Lines containing the string "this" are to be counted; report only how many there are.

§ **Data provided**:

§

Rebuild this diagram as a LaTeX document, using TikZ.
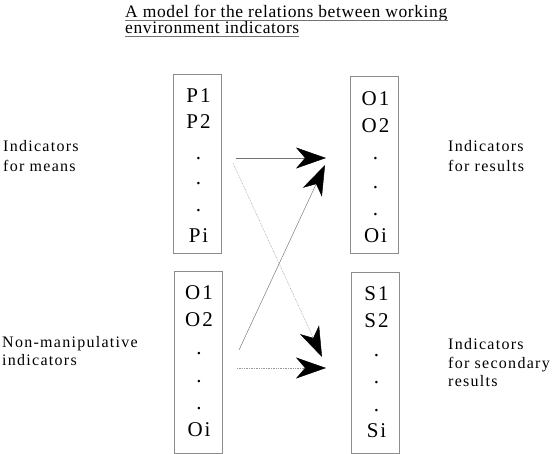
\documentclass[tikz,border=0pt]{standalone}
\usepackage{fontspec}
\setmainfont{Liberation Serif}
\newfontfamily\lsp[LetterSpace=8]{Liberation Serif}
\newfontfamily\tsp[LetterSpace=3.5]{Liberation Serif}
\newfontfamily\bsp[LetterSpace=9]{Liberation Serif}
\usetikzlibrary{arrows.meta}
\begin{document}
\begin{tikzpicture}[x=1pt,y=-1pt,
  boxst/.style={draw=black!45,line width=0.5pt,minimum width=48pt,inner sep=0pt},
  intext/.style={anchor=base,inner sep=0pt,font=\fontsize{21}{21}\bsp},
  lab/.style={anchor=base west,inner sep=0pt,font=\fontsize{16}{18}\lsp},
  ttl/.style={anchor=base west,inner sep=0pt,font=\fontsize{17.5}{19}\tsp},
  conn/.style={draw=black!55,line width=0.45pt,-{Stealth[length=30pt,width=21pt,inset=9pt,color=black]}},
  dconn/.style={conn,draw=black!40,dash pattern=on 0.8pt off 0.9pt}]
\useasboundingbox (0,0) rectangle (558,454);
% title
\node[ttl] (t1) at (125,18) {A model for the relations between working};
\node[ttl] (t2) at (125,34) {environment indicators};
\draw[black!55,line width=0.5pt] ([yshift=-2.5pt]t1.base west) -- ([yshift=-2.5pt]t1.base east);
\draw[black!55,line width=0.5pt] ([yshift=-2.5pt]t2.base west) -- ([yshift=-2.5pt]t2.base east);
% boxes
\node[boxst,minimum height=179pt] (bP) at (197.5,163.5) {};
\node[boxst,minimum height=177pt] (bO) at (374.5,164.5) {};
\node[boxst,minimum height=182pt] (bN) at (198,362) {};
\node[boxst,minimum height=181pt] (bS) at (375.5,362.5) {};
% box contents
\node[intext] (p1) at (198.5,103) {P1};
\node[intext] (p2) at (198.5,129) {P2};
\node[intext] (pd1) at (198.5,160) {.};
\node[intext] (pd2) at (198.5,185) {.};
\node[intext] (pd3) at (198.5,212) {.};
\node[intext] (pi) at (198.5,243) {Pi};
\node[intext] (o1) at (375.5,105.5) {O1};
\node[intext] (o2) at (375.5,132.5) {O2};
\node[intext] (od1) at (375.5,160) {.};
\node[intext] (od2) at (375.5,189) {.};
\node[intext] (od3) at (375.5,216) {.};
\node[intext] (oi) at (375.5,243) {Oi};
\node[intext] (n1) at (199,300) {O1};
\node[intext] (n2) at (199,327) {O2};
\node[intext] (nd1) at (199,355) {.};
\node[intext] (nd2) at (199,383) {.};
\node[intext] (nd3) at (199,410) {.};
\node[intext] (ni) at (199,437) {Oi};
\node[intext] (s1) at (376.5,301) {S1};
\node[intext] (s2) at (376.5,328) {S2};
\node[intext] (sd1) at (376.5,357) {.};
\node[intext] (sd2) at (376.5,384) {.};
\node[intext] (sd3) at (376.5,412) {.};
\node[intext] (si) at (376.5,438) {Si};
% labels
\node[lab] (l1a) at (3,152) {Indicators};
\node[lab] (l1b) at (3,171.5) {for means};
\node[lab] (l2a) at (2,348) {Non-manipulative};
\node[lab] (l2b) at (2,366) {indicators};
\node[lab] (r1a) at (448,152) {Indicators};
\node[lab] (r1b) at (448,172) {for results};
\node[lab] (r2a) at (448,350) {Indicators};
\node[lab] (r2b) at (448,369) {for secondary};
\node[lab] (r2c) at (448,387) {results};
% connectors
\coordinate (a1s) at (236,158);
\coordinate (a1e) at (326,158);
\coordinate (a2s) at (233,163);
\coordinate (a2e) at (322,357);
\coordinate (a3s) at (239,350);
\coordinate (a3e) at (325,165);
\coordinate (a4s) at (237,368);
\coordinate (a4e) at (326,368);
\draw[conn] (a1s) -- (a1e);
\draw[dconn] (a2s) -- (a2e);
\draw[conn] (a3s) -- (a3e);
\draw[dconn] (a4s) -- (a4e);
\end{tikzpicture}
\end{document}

§

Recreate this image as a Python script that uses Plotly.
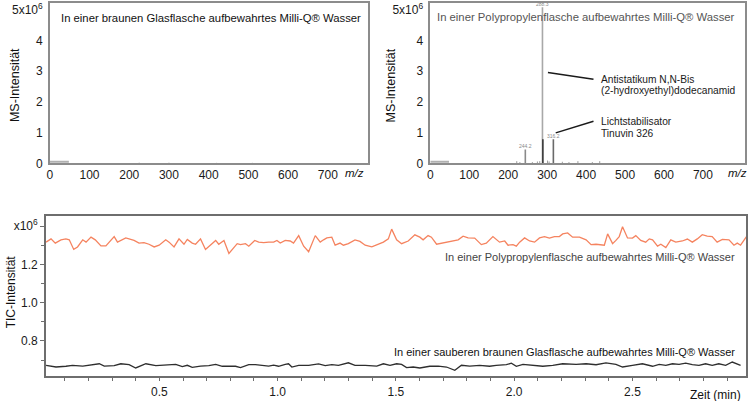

§

§ **Finished task**:
2